A new study published in the journal Science by an international team finds that past changes in atmospheric CO2 and corresponding shifts in climate and vegetation played a key role in determining when and where early human species interbred.
Modern-day people carry in their cells a small quantity of DNA deriving from other human species, namely the Neanderthals and the elusive Denisovans.
Back in 2018, scientists announced to the world the discovery of an individual, later nicknamed Denny, who lived 90,000 years ago and who was identified as a daughter to a Denisovan father and a Neanderthal mother (Slon et al. 2018). Denny, along with fellow mixed-ancestry individuals found at Denisova cave, testifies that interbreeding was probably common among hominins, and not limited to Homo sapiens.

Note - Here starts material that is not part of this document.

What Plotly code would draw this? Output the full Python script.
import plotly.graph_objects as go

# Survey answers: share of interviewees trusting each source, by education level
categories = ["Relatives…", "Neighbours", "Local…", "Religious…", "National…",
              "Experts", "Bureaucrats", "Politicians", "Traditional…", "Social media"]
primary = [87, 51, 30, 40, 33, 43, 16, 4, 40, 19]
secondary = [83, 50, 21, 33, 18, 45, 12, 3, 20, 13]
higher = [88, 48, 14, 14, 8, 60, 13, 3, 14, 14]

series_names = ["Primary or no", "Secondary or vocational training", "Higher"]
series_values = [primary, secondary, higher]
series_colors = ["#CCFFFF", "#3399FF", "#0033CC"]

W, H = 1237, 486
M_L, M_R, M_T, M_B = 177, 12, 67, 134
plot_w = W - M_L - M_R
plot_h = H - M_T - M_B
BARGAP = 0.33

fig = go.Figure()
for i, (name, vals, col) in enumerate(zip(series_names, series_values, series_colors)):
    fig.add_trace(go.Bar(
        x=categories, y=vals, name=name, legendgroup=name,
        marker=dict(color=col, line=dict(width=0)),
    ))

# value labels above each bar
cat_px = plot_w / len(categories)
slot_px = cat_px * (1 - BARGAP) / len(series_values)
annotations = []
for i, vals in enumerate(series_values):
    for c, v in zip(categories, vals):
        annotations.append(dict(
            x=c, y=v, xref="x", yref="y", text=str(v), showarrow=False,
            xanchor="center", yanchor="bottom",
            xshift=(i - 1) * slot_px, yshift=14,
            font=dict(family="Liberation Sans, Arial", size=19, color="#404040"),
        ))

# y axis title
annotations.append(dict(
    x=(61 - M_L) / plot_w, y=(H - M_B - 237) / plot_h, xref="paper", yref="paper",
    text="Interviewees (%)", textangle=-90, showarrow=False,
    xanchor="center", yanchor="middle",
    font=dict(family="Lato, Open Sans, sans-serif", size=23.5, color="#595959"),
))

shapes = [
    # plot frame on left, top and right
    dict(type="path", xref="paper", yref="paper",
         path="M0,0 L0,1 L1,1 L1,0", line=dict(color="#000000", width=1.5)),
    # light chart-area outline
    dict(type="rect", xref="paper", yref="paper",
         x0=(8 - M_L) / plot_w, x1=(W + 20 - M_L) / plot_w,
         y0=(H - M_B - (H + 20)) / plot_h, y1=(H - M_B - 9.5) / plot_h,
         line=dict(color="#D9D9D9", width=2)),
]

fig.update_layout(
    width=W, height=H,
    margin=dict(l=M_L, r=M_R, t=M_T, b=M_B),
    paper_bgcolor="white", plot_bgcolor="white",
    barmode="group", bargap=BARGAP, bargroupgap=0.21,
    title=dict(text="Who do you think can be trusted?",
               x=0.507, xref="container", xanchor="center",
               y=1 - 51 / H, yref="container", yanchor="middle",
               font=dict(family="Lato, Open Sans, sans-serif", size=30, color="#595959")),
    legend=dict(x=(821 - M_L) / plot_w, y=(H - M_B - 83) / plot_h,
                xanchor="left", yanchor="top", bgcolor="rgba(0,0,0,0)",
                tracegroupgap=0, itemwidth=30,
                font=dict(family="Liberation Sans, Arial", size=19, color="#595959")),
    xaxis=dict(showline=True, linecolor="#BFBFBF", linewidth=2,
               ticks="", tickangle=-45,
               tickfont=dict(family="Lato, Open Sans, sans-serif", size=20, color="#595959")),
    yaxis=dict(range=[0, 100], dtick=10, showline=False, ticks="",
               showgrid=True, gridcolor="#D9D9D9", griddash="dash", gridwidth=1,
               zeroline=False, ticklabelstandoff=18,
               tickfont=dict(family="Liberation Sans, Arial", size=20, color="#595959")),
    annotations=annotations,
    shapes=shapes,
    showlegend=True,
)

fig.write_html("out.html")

To unravel when and where human hybridization took place, scientists usually rely on paleo-genomic analysis of extremely rare fossil specimens and their even scarcer ancient DNA content.
In the new Science paper, the team of climate experts and paleo-biologists from South Korea and Italy pursued a different approach. Using existing paleo-anthropological evidence, genetic data and supercomputer simulations of past climate, the team found that Neanderthals and Denisovans had different environmental preferences. More specifically, Denisovans were much more adapted to cold environments, characterized by boreal forests and even tundra, compared to their Neanderthal cousins who preferred temperate forests and grassland.